The EAA estimates that heatwaves in 32 European countries between 1980 and 2000 cost 27 to 70 billion euros. The damages over the last 20 years — which included the deadly heatwave of 2003, with 30,000 excess deaths — would almost certainly be higher.
Premature death
The national public health agency in France, which will be blanketed by extreme conditions over the coming days, has called heatwaves "a mostly invisible and underestimated social burden."

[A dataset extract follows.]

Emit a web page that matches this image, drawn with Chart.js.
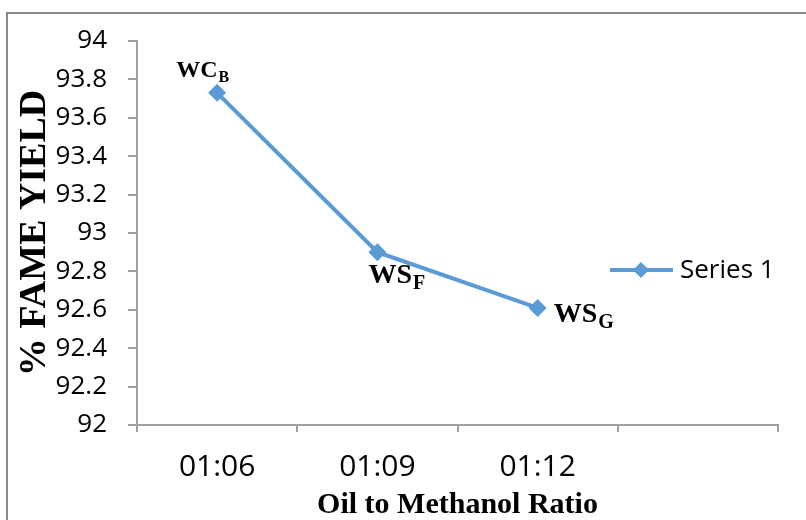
<!DOCTYPE html>
<html>
<head>
<meta charset="utf-8">
<script src="https://cdn.jsdelivr.net/npm/chart.js@4.4.1/dist/chart.umd.min.js"></script>
<style>
  html, body { margin: 0; padding: 0; background: #ffffff; }
  #wrap { width: 806px; height: 520px; position: relative; }
</style>
</head>
<body>
<div id="wrap"><canvas id="c" width="806" height="520"></canvas></div>
<script>
// ---- data ----
const categories = ['01:06', '01:09', '01:12', ''];
const fameYield = [93.73, 92.90, 92.61, null];
const seriesName = 'Series 1';
const pointNames = ['WC', 'WS', 'WS'];
const pointSubs = ['B', 'F', 'G'];
const yMin = 92;
const yMax = 94;
const yStep = 0.2;
const xTitle = 'Oil to Methanol Ratio';
const yTitle = '% FAME YIELD';

const lineColor = '#5b9bd5';
const axisColor = '#a0a0a0';

// label placement relative to each point (style only)
const labelStyle = [
  { dx: -41, dy: -16, size: 24, sub: 16, subDy: 5 },
  { dx: -9, dy: 31, size: 28, sub: 20, subDy: 6 },
  { dx: 16, dy: 14, size: 28, sub: 20, subDy: 6 }
];

const extras = {
  id: 'extras',
  beforeDraw(chart) {
    const ctx = chart.ctx;
    ctx.save();
    ctx.fillStyle = '#ffffff';
    ctx.fillRect(0, 0, chart.width, chart.height);
    ctx.strokeStyle = '#8a8a8a';
    ctx.lineWidth = 2;
    ctx.strokeRect(7, 13, chart.width + 10, chart.height + 10);
    ctx.restore();
  },
  afterDatasetsDraw(chart) {
    const ctx = chart.ctx;
    const meta = chart.getDatasetMeta(0);
    ctx.save();
    ctx.fillStyle = '#000000';
    ctx.textBaseline = 'alphabetic';
    ctx.textAlign = 'left';
    pointNames.forEach((name, i) => {
      const el = meta.data[i];
      if (!el) return;
      const st = labelStyle[i];
      const x = el.x + st.dx;
      const y = el.y + st.dy;
      ctx.font = 'bold ' + st.size + 'px "Liberation Serif", "Times New Roman", serif';
      ctx.fillText(name, x, y);
      const w = ctx.measureText(name).width;
      ctx.font = 'bold ' + st.sub + 'px "Liberation Serif", "Times New Roman", serif';
      ctx.fillText(pointSubs[i], x + w + 1, y + st.subDy);
    });
    // legend
    const ds = chart.data.datasets[0];
    const lx = 610, ly = 270;
    ctx.strokeStyle = ds.borderColor;
    ctx.lineWidth = ds.borderWidth;
    ctx.beginPath();
    ctx.moveTo(lx, ly);
    ctx.lineTo(lx + 63, ly);
    ctx.stroke();
    ctx.fillStyle = ds.backgroundColor;
    const cx = lx + 31, r = 8;
    ctx.beginPath();
    ctx.moveTo(cx, ly - r);
    ctx.lineTo(cx + r, ly);
    ctx.lineTo(cx, ly + r);
    ctx.lineTo(cx - r, ly);
    ctx.closePath();
    ctx.fill();
    ctx.fillStyle = '#000000';
    ctx.font = '26px "Open Sans", "Noto Sans", sans-serif';
    ctx.textBaseline = 'middle';
    ctx.fillText(ds.label, lx + 70, ly + 1);
    ctx.restore();
  }
};

new Chart(document.getElementById('c'), {
  type: 'line',
  data: {
    labels: categories,
    datasets: [{
      label: seriesName,
      data: fameYield,
      borderColor: lineColor,
      backgroundColor: lineColor,
      borderWidth: 4,
      pointStyle: 'rectRot',
      pointRadius: 9,
      pointBorderWidth: 0,
      tension: 0,
      clip: false
    }]
  },
  options: {
    responsive: false,
    animation: false,
    devicePixelRatio: 1,
    layout: { padding: { top: 41, right: 28, left: 0, bottom: 0 } },
    plugins: {
      legend: { display: false },
      tooltip: { enabled: false },
      title: { display: false }
    },
    scales: {
      x: {
        type: 'category',
        offset: true,
        grid: {
          offset: true,
          drawOnChartArea: false,
          drawTicks: true,
          tickLength: 7,
          color: axisColor,
          lineWidth: 2
        },
        border: { display: true, color: axisColor, width: 2 },
        ticks: {
          color: '#000000',
          font: { family: '"Open Sans", "Noto Sans", sans-serif', size: 30 },
          padding: 17,
          maxRotation: 0,
          autoSkip: false
        },
        title: {
          display: true,
          text: xTitle,
          color: '#000000',
          font: { family: '"Liberation Serif", "Times New Roman", serif', size: 30, weight: 'bold', lineHeight: 1 },
          padding: { top: 0, bottom: 0 }
        },
        afterFit(scale) { scale.height = 95; }
      },
      y: {
        min: yMin,
        max: yMax,
        grid: {
          drawOnChartArea: false,
          drawTicks: true,
          tickLength: 9,
          color: axisColor,
          lineWidth: 2
        },
        border: { display: true, color: axisColor, width: 2 },
        ticks: {
          stepSize: yStep,
          color: '#000000',
          font: { family: '"Open Sans", "Noto Sans", sans-serif', size: 26 },
          padding: 21,
          callback: (v) => String(+Number(v).toFixed(1))
        },
        title: {
          display: true,
          text: yTitle,
          color: '#000000',
          font: { family: '"Liberation Serif", "Times New Roman", serif', size: 38, weight: 'bold', lineHeight: 1 },
          padding: { top: 16, bottom: 0 }
        },
        afterFit(scale) { scale.width = 137; }
      }
    }
  },
  plugins: [extras]
});
</script>
</body>
</html>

In France alone, heatwaves from 2015 to 2020 cost 22 to 37 billion euros due to health expenses, loss of well-being and especially "intangible costs stemming from premature deaths".
Reduced productivity
The heatwaves of 2003, 2010, 2015 and 2018 in Europe caused damages totalling 0.3 to 0.5 percent of GDP across the continent, and up to two percent of GDP in southern regions, according to a peer-reviewed study in Nature.
This level of impact could be multiplied by five by 2060 compared to a 1981-2010 baseline without a sharp reduction in greenhouse gas emissions and measures to adapt to high temperatures, the study warned.
At sustained temperatures of around 33C or 34C, the average worker "loses 50 percent of his or her work capacity", according to the International Labor Organization (ILO).
The ICO estimates by 2030 heatwaves could reduce the total number of hours worked globally by more than two percent — equivalent to 80 million fulltime jobs — at a cost of 2.4 trillion dollars, nearly 10 times the figure for 1995.
"Climate change-related heat stress will reduce outdoor physical work capacity on a global scale," The UN's Intergovernmental Panel on Climate Change (IPCC) said in its most recent synthesis report, noting that in some tropical regions outdoor work may become impossible by the end of the century for 200 to 250 days each year.
Drought and agriculture
Both heatwaves and drought are a major threat to agriculture, and thus food security.
Long-term drought is agriculture's worst enemy when it comes to extreme weather, but heatwaves can provoke major damage as well.
In 2019, a heatwave caused a nine percent drop in drop in maize yields across France, and a 10 percent decline in wheat, according to the French agricultural ministry.
A 2012 scorcher in the United States led to a 13 percent drop in maize production, and a sharp jump in global prices.
Heatwaves also have a negative impact on livestock production and on milk production, according to the IPCC.